Prince represents the great Sid Caesar himself, and it’s great to see William C. Marlowe both in the role and back on the Interplayers stage after seven years. Marlowe knows how to make himself look funny-ridiculous onstage — I’d forgotten the crossed eyes, the effeminate sashaying hips, the comic red-faced rages. A speech about how capitalism advertises so much shit just so we’ll buy more of it is delivered with hilarious intensity. But just as Simon is naturally a comic playwright who sometimes strains to include the respectable serious stuff in his plays, Marlowe is more at home doing shtick: The learned anecdotes from ancient Greek history (odd in a man as forgetful as Prince), the political tirades, the desperate and sentimental attempts to the keep the comic family together seem forced and unprepared for.
The same is true of another returning Interplayers veteran, Gary Pierce, as the hypochondriac modeled on Woody Allen. Pierce has a funny stand-on-the-table-and-belt-it-out moment, but a late and supposedly affectionate late-play reconciliation with a once-again-angry Prince wasn’t very convincing at all.
Two standouts in supporting roles earn laughs with different styles. As Milt, the quickest and most flamboyant in a bunch of quick and flamboyant writers, Todd Diamond bursts into every scene with energy, presenting the comedic gold standard to which everybody else onstage ought to aspire. Diamond knows how to do broad physical comedy (with Milt’s outlandish clothes), but he also knows just how to draw attention to the slyest of wisecracks.

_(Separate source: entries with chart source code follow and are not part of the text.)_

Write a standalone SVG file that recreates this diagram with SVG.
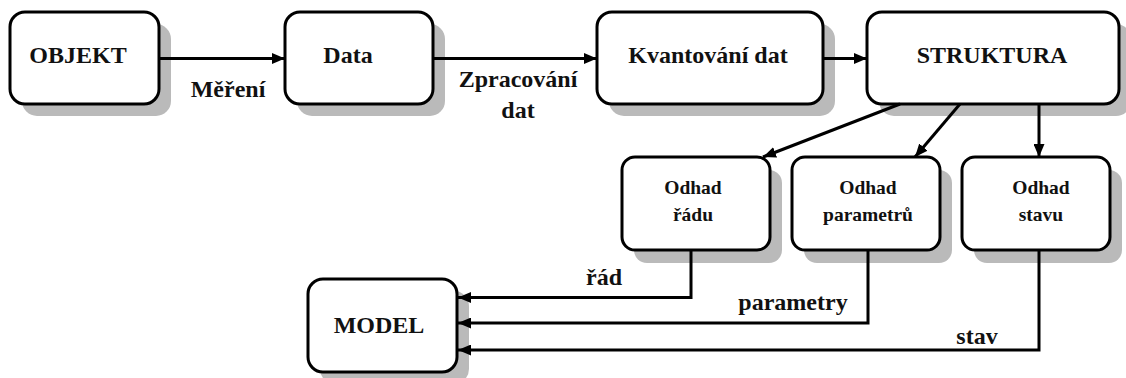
<svg xmlns="http://www.w3.org/2000/svg" width="1126" height="378" viewBox="0 0 1126 378">
<style>
.shadow{fill:#bababa}
.box{fill:#ffffff;stroke:#000000;stroke-width:3}
.t{font-family:'Liberation Serif','Times New Roman',serif;font-weight:bold;font-size:24px;fill:#111;text-anchor:middle}
.s{font-family:'Liberation Serif','Times New Roman',serif;font-weight:bold;font-size:19.5px;fill:#111;text-anchor:middle}
.c{fill:none;stroke:#000;stroke-width:3}
</style>
<defs>
<marker id="arr" markerUnits="userSpaceOnUse" markerWidth="13" markerHeight="11" refX="13" refY="5.5" orient="auto"><path d="M0,0 L13,5.5 L0,11 z" fill="#000"/></marker>
</defs>
<rect width="1126" height="378" fill="#fff"/>
<g id="objekt">
<rect class="shadow" x="22" y="24" width="149" height="92" rx="15"/>
<rect class="box" x="10" y="12" width="149" height="92" rx="15"/>
<text class="t" x="78" y="63">OBJEKT</text>
</g>
<g id="data">
<rect class="shadow" x="297" y="24" width="148" height="92" rx="15"/>
<rect class="box" x="285" y="12" width="148" height="92" rx="15"/>
<text class="t" x="348" y="63">Data</text>
</g>
<g id="kvantovani">
<rect class="shadow" x="609" y="24" width="226" height="92" rx="15"/>
<rect class="box" x="597" y="12" width="226" height="92" rx="15"/>
<text class="t" x="708" y="63">Kvantování dat</text>
</g>
<g id="struktura">
<rect class="shadow" x="879" y="24" width="252" height="92" rx="15"/>
<rect class="box" x="867" y="12" width="252" height="92" rx="15"/>
<text class="t" x="992" y="63">STRUKTURA</text>
</g>
<g id="odhad-radu">
<rect class="shadow" x="634" y="170" width="148" height="93" rx="13"/>
<rect class="box" x="622" y="157" width="148" height="93" rx="13"/>
<text class="s" x="693" y="194">Odhad</text>
<text class="s" x="693" y="221">řádu</text>
</g>
<g id="odhad-parametru">
<rect class="shadow" x="804" y="170" width="148" height="93" rx="13"/>
<rect class="box" x="792" y="157" width="148" height="93" rx="13"/>
<text class="s" x="868" y="194">Odhad</text>
<text class="s" x="868" y="221">parametrů</text>
</g>
<g id="odhad-stavu">
<rect class="shadow" x="974" y="170" width="148" height="93" rx="13"/>
<rect class="box" x="962" y="157" width="148" height="93" rx="13"/>
<text class="s" x="1041" y="194">Odhad</text>
<text class="s" x="1041" y="221">stavu</text>
</g>
<g id="model">
<rect class="shadow" x="320" y="291" width="149" height="93" rx="15"/>
<rect class="box" x="308" y="279" width="149" height="93" rx="15"/>
<text class="t" x="379" y="333">MODEL</text>
</g>
<g id="connectors">
<path class="c" d="M159,58.5 H285" marker-end="url(#arr)"/>
<path class="c" d="M433,58.5 H597" marker-end="url(#arr)"/>
<path class="c" d="M823,58.5 H867" marker-end="url(#arr)"/>
<path class="c" d="M900,104 L763,157" marker-end="url(#arr)"/>
<path class="c" d="M960,104 L915,157" marker-end="url(#arr)"/>
<path class="c" d="M1039,104 V157" marker-end="url(#arr)"/>
<path class="c" d="M691,250 V297.5 H458" marker-end="url(#arr)"/>
<path class="c" d="M868,250 V323 H458" marker-end="url(#arr)"/>
<path class="c" d="M1039,250 V350 H458" marker-end="url(#arr)"/>
<text class="t" x="228" y="97">Měření</text>
<text class="t" x="518" y="87">Zpracování</text>
<text class="t" x="518" y="118">dat</text>
<text class="t" x="604" y="285">řád</text>
<text class="t" x="793" y="310">parametry</text>
<text class="t" x="977" y="344">stav</text>
</g>
</svg>
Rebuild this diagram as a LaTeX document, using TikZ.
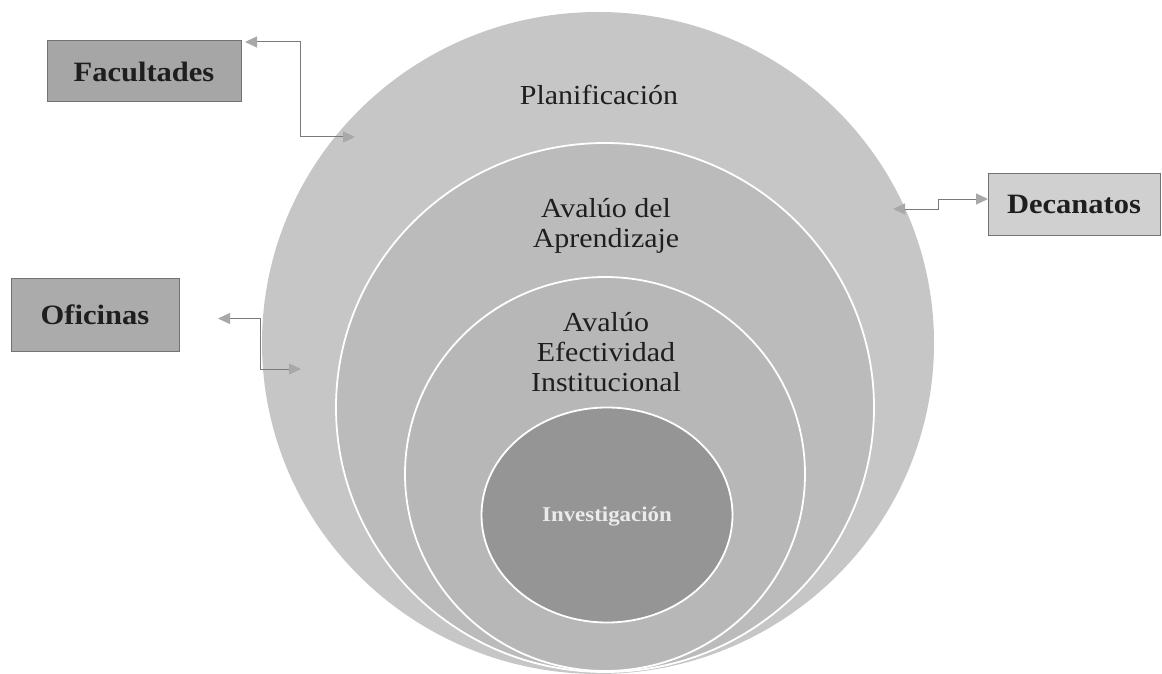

In contrast, Todd Jasmin deadpans his way to laugh-out-loud jokes. As Brian, the Irish two-pack-a-day smoker with a yen to make it big in Hollywood, Jasmin repeatedly delivers poker-faced sarcasm from the back of the room, skewering others’ pretensions. Where Diamond constructs comedy, Jasmin distills it; together, they set the pace for this show.
It’s a pace that could afford to speed up, especially in the first act, when there are gaps in the dialogue big enough to drive a broken-down ‘53 Chevy through. Director Andrew Ware Lewis needs to prod several actors either to pick up their cues or pick up their severance checks. Which might sound unduly harsh, except that there’s much talk of job insecurity, of losing one’s job, even in among all the *Laughter on the 23rd Floor.*
Dying in a tragedy is easy, actors will tell you — it’s trying to get comedy right that’ll kill ya. Interplayers’ production of *Laughter* doesn’t always succeed with the jokes, but then the cast is hampered by Simon’s attempt to ram some reflectiveness into the repartee. Then again, if you don’t like one punch line, there’s always another setup coming. Wait for the pause, then zing ‘em.